Compared to its economic peers, the U.S. is all work and no play.

Analyzing employment habits in the world’s 10 largest economies per capita, CNN Money found that Americans clocked the most time on the job.

Based on the average number of the hours worked per week, the U.S. topped the chart at 34.4 hours. Australia came in second at 32.4 hours per week, followed by Sweden at 31.2 and Switzerland at 31.1.

Of the 10 countries surveyed, the Netherlands had the shortest workweek, with the Dutch putting in 26.6 hours weekly (approximately three-fourths the American average).

Additionally, Americans received comparatively fewer vacation days, and took even less. In the past year, U.S. workers have received 15 days off—about half of the 28 days offered to European workers.

And here’s the kicker: Although Americans put in the most time at the office, many workers want more hours than they are getting.

According to a 2014 Gallup poll, full-time employees in the U.S. work significantly more than the 34.4 benchmark, averaging 47 hours a week. And that number looks pretty good to the underemployed.
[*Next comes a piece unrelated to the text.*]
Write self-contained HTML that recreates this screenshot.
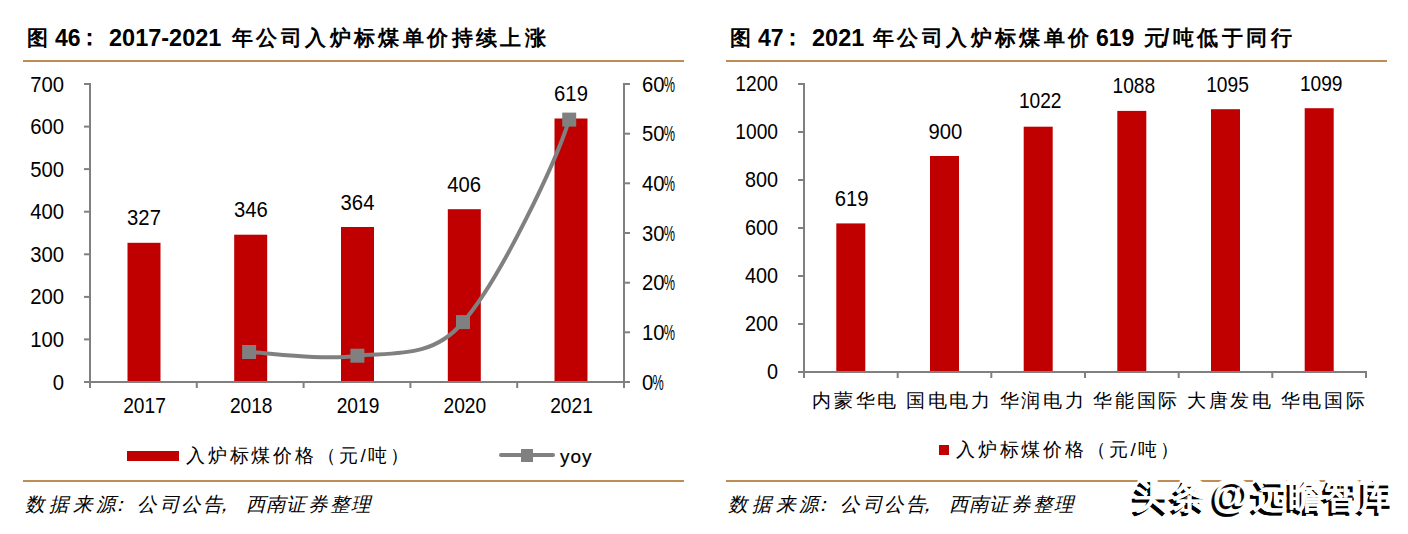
<!DOCTYPE html><html><head><meta charset="utf-8"><style>html,body{margin:0;padding:0;background:#fff;width:1408px;height:534px;overflow:hidden}svg{display:block}text{font-family:"Liberation Sans",sans-serif;fill:#000}</style></head><body>
<svg width="1408" height="534" viewBox="0 0 1408 534">
<text y="46" font-size="23" font-weight="bold"><tspan x="27" font-size="21" y="44.5">图</tspan><tspan x="55" y="46">46</tspan><tspan x="78" y="45">：</tspan><tspan x="109" y="46" font-size="23.5">2017-2021</tspan><tspan x="232" font-size="21" letter-spacing="3.4" y="44.5">年公司入炉标煤单价持续上涨</tspan></text>
<text y="46" font-size="23" font-weight="bold"><tspan x="730" font-size="21" y="44.5">图</tspan><tspan x="758" y="46">47</tspan><tspan x="781" y="45">：</tspan><tspan x="812" y="46" font-size="23.5">2021</tspan><tspan x="873" font-size="21" letter-spacing="3.4" y="44.5">年公司入炉标煤单价</tspan><tspan x="1096" y="46">619</tspan><tspan x="1144" font-size="21" y="44.5">元</tspan><tspan x="1163" y="46">/</tspan><tspan x="1173" font-size="21" letter-spacing="3.4" y="44.5">吨低于同行</tspan></text>
<rect x="23" y="60" width="661" height="2" fill="#C08C55"/>
<rect x="23" y="480" width="661" height="2" fill="#C08C55"/>
<rect x="726" y="60" width="661" height="2" fill="#C08C55"/>
<rect x="726" y="480" width="661" height="2" fill="#C08C55"/>
<rect x="127.5" y="242.8" width="33" height="139.2" fill="#C00000"/>
<text transform="translate(144.0,225.3) scale(0.93,1)" font-size="21.8" text-anchor="middle">327</text>
<text transform="translate(144.5,412.7) scale(0.88,1)" font-size="21.8" text-anchor="middle">2017</text>
<rect x="234.2" y="234.7" width="33" height="147.3" fill="#C00000"/>
<text transform="translate(250.8,217.2) scale(0.93,1)" font-size="21.8" text-anchor="middle">346</text>
<text transform="translate(251.2,412.7) scale(0.88,1)" font-size="21.8" text-anchor="middle">2018</text>
<rect x="341.0" y="227.0" width="33" height="155.0" fill="#C00000"/>
<text transform="translate(357.5,209.5) scale(0.93,1)" font-size="21.8" text-anchor="middle">364</text>
<text transform="translate(358.0,412.7) scale(0.88,1)" font-size="21.8" text-anchor="middle">2019</text>
<rect x="447.8" y="209.2" width="33" height="172.8" fill="#C00000"/>
<text transform="translate(464.2,191.7) scale(0.93,1)" font-size="21.8" text-anchor="middle">406</text>
<text transform="translate(464.8,412.7) scale(0.88,1)" font-size="21.8" text-anchor="middle">2020</text>
<rect x="554.5" y="118.5" width="33" height="263.5" fill="#C00000"/>
<text transform="translate(571.0,101.0) scale(0.93,1)" font-size="21.8" text-anchor="middle">619</text>
<text transform="translate(571.5,412.7) scale(0.88,1)" font-size="21.8" text-anchor="middle">2021</text>
<rect x="89" y="83" width="2" height="299" fill="#808080"/>
<rect x="623" y="83" width="2" height="299" fill="#808080"/>
<rect x="84" y="381" width="546" height="2" fill="#808080"/>
<rect x="84" y="83.0" width="6" height="2" fill="#808080"/>
<text transform="translate(64.0,91.5) scale(0.93,1)" font-size="21.8" text-anchor="end">700</text>
<rect x="84" y="125.6" width="6" height="2" fill="#808080"/>
<text transform="translate(64.0,134.1) scale(0.93,1)" font-size="21.8" text-anchor="end">600</text>
<rect x="84" y="168.1" width="6" height="2" fill="#808080"/>
<text transform="translate(64.0,176.6) scale(0.93,1)" font-size="21.8" text-anchor="end">500</text>
<rect x="84" y="210.7" width="6" height="2" fill="#808080"/>
<text transform="translate(64.0,219.2) scale(0.93,1)" font-size="21.8" text-anchor="end">400</text>
<rect x="84" y="253.3" width="6" height="2" fill="#808080"/>
<text transform="translate(64.0,261.8) scale(0.93,1)" font-size="21.8" text-anchor="end">300</text>
<rect x="84" y="295.9" width="6" height="2" fill="#808080"/>
<text transform="translate(64.0,304.4) scale(0.93,1)" font-size="21.8" text-anchor="end">200</text>
<rect x="84" y="338.4" width="6" height="2" fill="#808080"/>
<text transform="translate(64.0,346.9) scale(0.93,1)" font-size="21.8" text-anchor="end">100</text>
<rect x="84" y="381.0" width="6" height="2" fill="#808080"/>
<text transform="translate(64.0,389.5) scale(0.93,1)" font-size="21.8" text-anchor="end">0</text>
<rect x="624" y="83.0" width="6" height="2" fill="#808080"/>
<text transform="translate(642.0,91.5) scale(0.93,1)" font-size="21.8" text-anchor="start">60</text>
<text transform="translate(663.7,91.5) scale(0.58,1)" font-size="21.8">%</text>
<rect x="624" y="132.7" width="6" height="2" fill="#808080"/>
<text transform="translate(642.0,141.2) scale(0.93,1)" font-size="21.8" text-anchor="start">50</text>
<text transform="translate(663.7,141.2) scale(0.58,1)" font-size="21.8">%</text>
<rect x="624" y="182.3" width="6" height="2" fill="#808080"/>
<text transform="translate(642.0,190.8) scale(0.93,1)" font-size="21.8" text-anchor="start">40</text>
<text transform="translate(663.7,190.8) scale(0.58,1)" font-size="21.8">%</text>
<rect x="624" y="232.0" width="6" height="2" fill="#808080"/>
<text transform="translate(642.0,240.5) scale(0.93,1)" font-size="21.8" text-anchor="start">30</text>
<text transform="translate(663.7,240.5) scale(0.58,1)" font-size="21.8">%</text>
<rect x="624" y="281.7" width="6" height="2" fill="#808080"/>
<text transform="translate(642.0,290.2) scale(0.93,1)" font-size="21.8" text-anchor="start">20</text>
<text transform="translate(663.7,290.2) scale(0.58,1)" font-size="21.8">%</text>
<rect x="624" y="331.3" width="6" height="2" fill="#808080"/>
<text transform="translate(642.0,339.8) scale(0.93,1)" font-size="21.8" text-anchor="start">10</text>
<text transform="translate(663.7,339.8) scale(0.58,1)" font-size="21.8">%</text>
<rect x="624" y="381.0" width="6" height="2" fill="#808080"/>
<text transform="translate(642.0,389.5) scale(0.93,1)" font-size="21.8" text-anchor="start">0</text>
<text transform="translate(652.5,389.5) scale(0.58,1)" font-size="21.8">%</text>
<rect x="89.0" y="382" width="2" height="6" fill="#808080"/>
<rect x="195.8" y="382" width="2" height="6" fill="#808080"/>
<rect x="302.6" y="382" width="2" height="6" fill="#808080"/>
<rect x="409.4" y="382" width="2" height="6" fill="#808080"/>
<rect x="516.2" y="382" width="2" height="6" fill="#808080"/>
<rect x="623.0" y="382" width="2" height="6" fill="#808080"/>
<path d="M249.1,352.0 C267.1,352.6 321.8,360.7 357.4,355.7 C395.0,352.5 433.0,358.0 463.0,322.1 C500.0,280.0 556.0,162.0 569.2,119.6" fill="none" stroke="#808080" stroke-width="4"/>
<rect x="242.1" y="345.0" width="14" height="14" fill="#808080"/>
<rect x="350.4" y="348.7" width="14" height="14" fill="#808080"/>
<rect x="456.0" y="315.1" width="14" height="14" fill="#808080"/>
<rect x="562.2" y="112.6" width="14" height="14" fill="#808080"/>
<rect x="127" y="451" width="52" height="10" fill="#C00000"/>
<text x="186" y="462" font-size="19" letter-spacing="2.8">入炉标煤价格（元/吨）</text>
<line x1="501" y1="455" x2="553" y2="455" stroke="#808080" stroke-width="4" stroke-linecap="round"/>
<rect x="521" y="449" width="12" height="13" fill="#808080"/>
<text x="560" y="463.4" font-size="19" letter-spacing="1" style="stroke:#000;stroke-width:0.2">yoy</text>
<text y="511" font-size="19.5" font-style="italic"><tspan x="24.6">数</tspan><tspan x="49.1">据</tspan><tspan x="72.9">来</tspan><tspan x="95.6">源</tspan><tspan x="110.3">：</tspan><tspan x="136.5">公</tspan><tspan x="160.0">司</tspan><tspan x="181.0">公</tspan><tspan x="202.5">告</tspan><tspan x="214.0">，</tspan><tspan x="245.5">西</tspan><tspan x="266.0">南</tspan><tspan x="286.3">证</tspan><tspan x="307.6">券</tspan><tspan x="329.6">整</tspan><tspan x="350.5">理</tspan></text>
<rect x="836.3" y="223.4" width="29" height="148.6" fill="#C00000"/>
<text transform="translate(851.6,206.0) scale(0.93,1)" font-size="21.8" text-anchor="middle">619</text>
<text x="855.6" y="406.5" font-size="19" text-anchor="middle" letter-spacing="2.6">内蒙华电</text>
<rect x="930.0" y="156.0" width="29" height="216.0" fill="#C00000"/>
<text transform="translate(945.3,139.0) scale(0.93,1)" font-size="21.8" text-anchor="middle">900</text>
<text x="949.3" y="406.5" font-size="19" text-anchor="middle" letter-spacing="2.6">国电电力</text>
<rect x="1023.7" y="126.7" width="29" height="245.3" fill="#C00000"/>
<text transform="translate(1040.2,108.4) scale(0.88,1)" font-size="21.8" text-anchor="middle">1022</text>
<text x="1043.0" y="406.5" font-size="19" text-anchor="middle" letter-spacing="2.6">华润电力</text>
<rect x="1117.3" y="110.9" width="29" height="261.1" fill="#C00000"/>
<text transform="translate(1133.8,92.5) scale(0.88,1)" font-size="21.8" text-anchor="middle">1088</text>
<text x="1136.6" y="406.5" font-size="19" text-anchor="middle" letter-spacing="2.6">华能国际</text>
<rect x="1211.0" y="109.2" width="29" height="262.8" fill="#C00000"/>
<text transform="translate(1227.5,91.8) scale(0.88,1)" font-size="21.8" text-anchor="middle">1095</text>
<text x="1230.3" y="406.5" font-size="19" text-anchor="middle" letter-spacing="2.6">大唐发电</text>
<rect x="1304.7" y="108.2" width="29" height="263.8" fill="#C00000"/>
<text transform="translate(1321.2,90.8) scale(0.88,1)" font-size="21.8" text-anchor="middle">1099</text>
<text x="1324.0" y="406.5" font-size="19" text-anchor="middle" letter-spacing="2.6">华电国际</text>
<rect x="803" y="83" width="2" height="289" fill="#808080"/>
<rect x="798" y="371" width="569" height="2" fill="#808080"/>
<rect x="798" y="83.0" width="6" height="2" fill="#808080"/>
<text transform="translate(778.0,91.0) scale(0.88,1)" font-size="21.8" text-anchor="end">1200</text>
<rect x="798" y="131.0" width="6" height="2" fill="#808080"/>
<text transform="translate(778.0,139.0) scale(0.88,1)" font-size="21.8" text-anchor="end">1000</text>
<rect x="798" y="179.0" width="6" height="2" fill="#808080"/>
<text transform="translate(778.0,187.0) scale(0.91,1)" font-size="21.8" text-anchor="end">800</text>
<rect x="798" y="227.0" width="6" height="2" fill="#808080"/>
<text transform="translate(778.0,235.0) scale(0.91,1)" font-size="21.8" text-anchor="end">600</text>
<rect x="798" y="275.0" width="6" height="2" fill="#808080"/>
<text transform="translate(778.0,283.0) scale(0.91,1)" font-size="21.8" text-anchor="end">400</text>
<rect x="798" y="323.0" width="6" height="2" fill="#808080"/>
<text transform="translate(778.0,331.0) scale(0.91,1)" font-size="21.8" text-anchor="end">200</text>
<rect x="798" y="371.0" width="6" height="2" fill="#808080"/>
<text transform="translate(778.0,379.0) scale(0.91,1)" font-size="21.8" text-anchor="end">0</text>
<rect x="803.0" y="372" width="2" height="6" fill="#808080"/>
<rect x="896.7" y="372" width="2" height="6" fill="#808080"/>
<rect x="990.3" y="372" width="2" height="6" fill="#808080"/>
<rect x="1084.0" y="372" width="2" height="6" fill="#808080"/>
<rect x="1177.7" y="372" width="2" height="6" fill="#808080"/>
<rect x="1271.3" y="372" width="2" height="6" fill="#808080"/>
<rect x="1365.0" y="372" width="2" height="6" fill="#808080"/>
<rect x="939" y="445" width="10" height="10" fill="#C00000"/>
<text x="956" y="456" font-size="19" letter-spacing="2.8">入炉标煤价格（元/吨）</text>
<text y="511" font-size="19.5" font-style="italic"><tspan x="727.6">数</tspan><tspan x="752.1">据</tspan><tspan x="775.9">来</tspan><tspan x="798.6">源</tspan><tspan x="813.4">：</tspan><tspan x="839.5">公</tspan><tspan x="863.0">司</tspan><tspan x="884.0">公</tspan><tspan x="905.5">告</tspan><tspan x="917.0">，</tspan><tspan x="948.5">西</tspan><tspan x="969.0">南</tspan><tspan x="989.3">证</tspan><tspan x="1010.6">券</tspan><tspan x="1032.6">整</tspan><tspan x="1053.5">理</tspan></text>
<text y="508" font-weight="bold" style="fill:#fff;stroke:#fff;stroke-width:7;stroke-linejoin:round"><tspan x="1134.4" font-size="34">头</tspan><tspan x="1171.7" font-size="34">条</tspan><tspan x="1212.5" font-size="38">@</tspan><tspan x="1252.7" font-size="34">远</tspan><tspan x="1289.3" font-size="34">瞻</tspan><tspan x="1323.6" font-size="34">智</tspan><tspan x="1359.4" font-size="34">库</tspan></text>
<text y="510.5" font-weight="bold" style="fill:#000;stroke:#000;stroke-width:0.5"><tspan x="1131.4" font-size="34">头</tspan><tspan x="1168.7" font-size="34">条</tspan><tspan x="1209.5" font-size="38">@</tspan><tspan x="1249.7" font-size="34">远</tspan><tspan x="1286.3" font-size="34">瞻</tspan><tspan x="1320.6" font-size="34">智</tspan><tspan x="1356.4" font-size="34">库</tspan></text>
<text y="508" font-weight="bold" style="fill:#fff;stroke:#fff;stroke-width:0.3"><tspan x="1134.4" font-size="34">头</tspan><tspan x="1171.7" font-size="34">条</tspan><tspan x="1212.5" font-size="38">@</tspan><tspan x="1252.7" font-size="34">远</tspan><tspan x="1289.3" font-size="34">瞻</tspan><tspan x="1323.6" font-size="34">智</tspan><tspan x="1359.4" font-size="34">库</tspan></text>
</svg></body></html>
The Bureau of Labor Statistics reports that the number of part-time employees who want more hours is at a historic high: As of June 2015, 6.5 million Americans are employed part-time for economic reasons, an uptick of 2.1 million compared to 10 years ago.

Sometimes referred to as “involuntary part-time workers,” these are the workers who want full-time employment but are working part-time because their hours were cut back or because they were unable to find a full-time job.